Hand in my pocket

I remember the year this came out, and I was sitting in a hotel bar at a sales convention. We started talking about Alanis Morissette, and the salesman I was talking to started ranting about how she was a nasty, angry woman who hated men. “That’s not true,” I said, and started naming all the other songs on the album — you know, besides That One. But no, all he could talk about was “You Oughta Know.”

It wasn’t until I was older and wiser that I realized her biggest hit was about men’s primal fear of getting called out by the women they’d fucked over, and there was simply no reasoning with them. They were like cavemen who saw fire: “Danger! DANGER!”

Anyway, this is one of her nicer songs:

3 thoughts on “Hand in my pocket

  1. On the other hand, what do women think about a man who can’t stop ranting about what an evil bitch their ex was?

    In my experience it isn’t ‘gee, that woman must have been terrible’, it’s pretty much the mirror image of how that guy took ‘You oughta know’.

  2. Sales types, feh! For 14 years, I conducted classes to train them in using computers to understand customer buying habits and how they could position themselves to meet their quotas. I was very successful because i quickly dropped the idea of providing notes, and eventually just handed out pictures with highlighted arrows, showing screen prompts.
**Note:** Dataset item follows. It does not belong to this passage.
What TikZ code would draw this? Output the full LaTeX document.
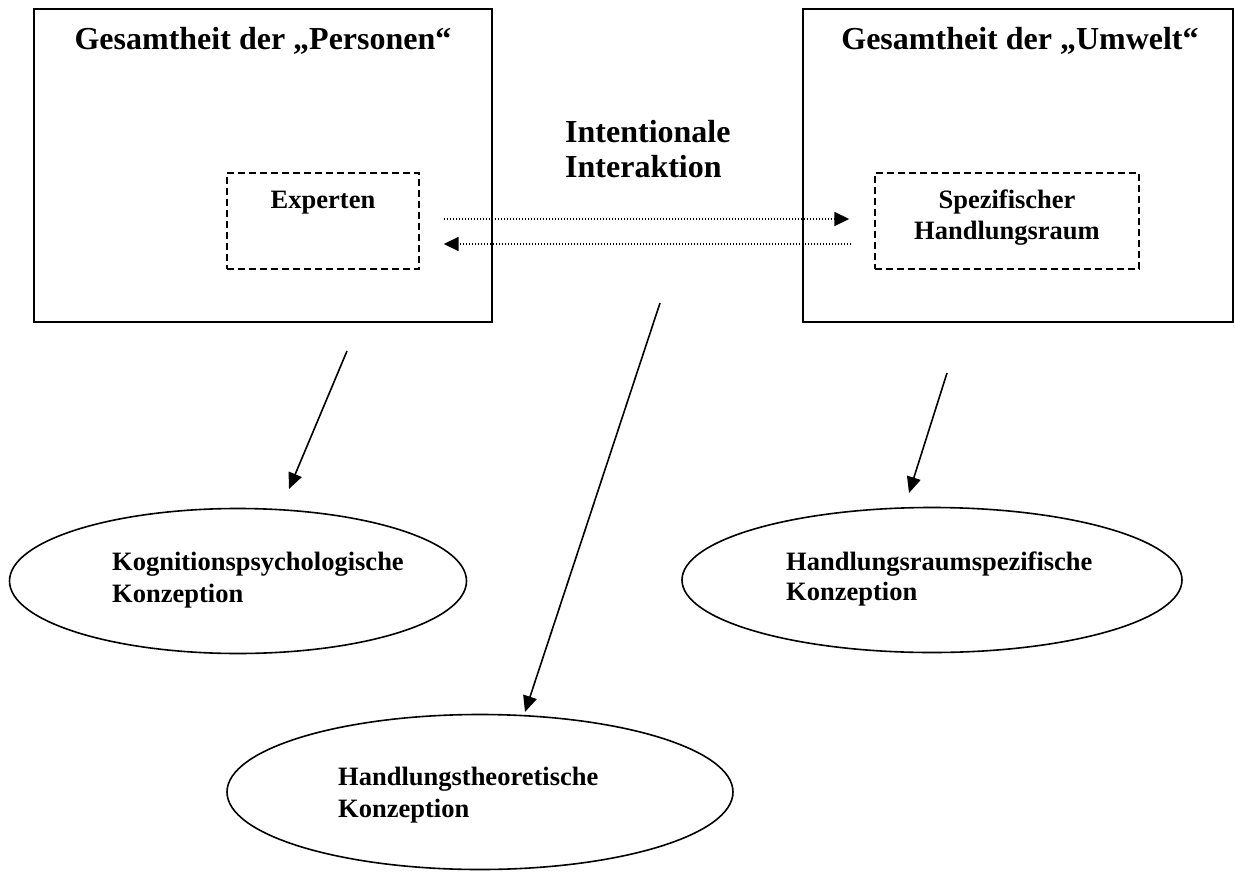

    I explained to my co-teachers (other computer sensai) that the sales types were from a pre-literate culture. It wasn’t just that they were the kids who sat in the back of class, never taking notes. They were the descendants of mammoth hunters who drew pictures of hunt on the cave wall, swapping stories of the Great Hunt. It was an oral culture — there was no written language. We drew pictures, on the white board, of the salesmen chasing mammoths, carry cases of our product, chasing the mammoths. True story.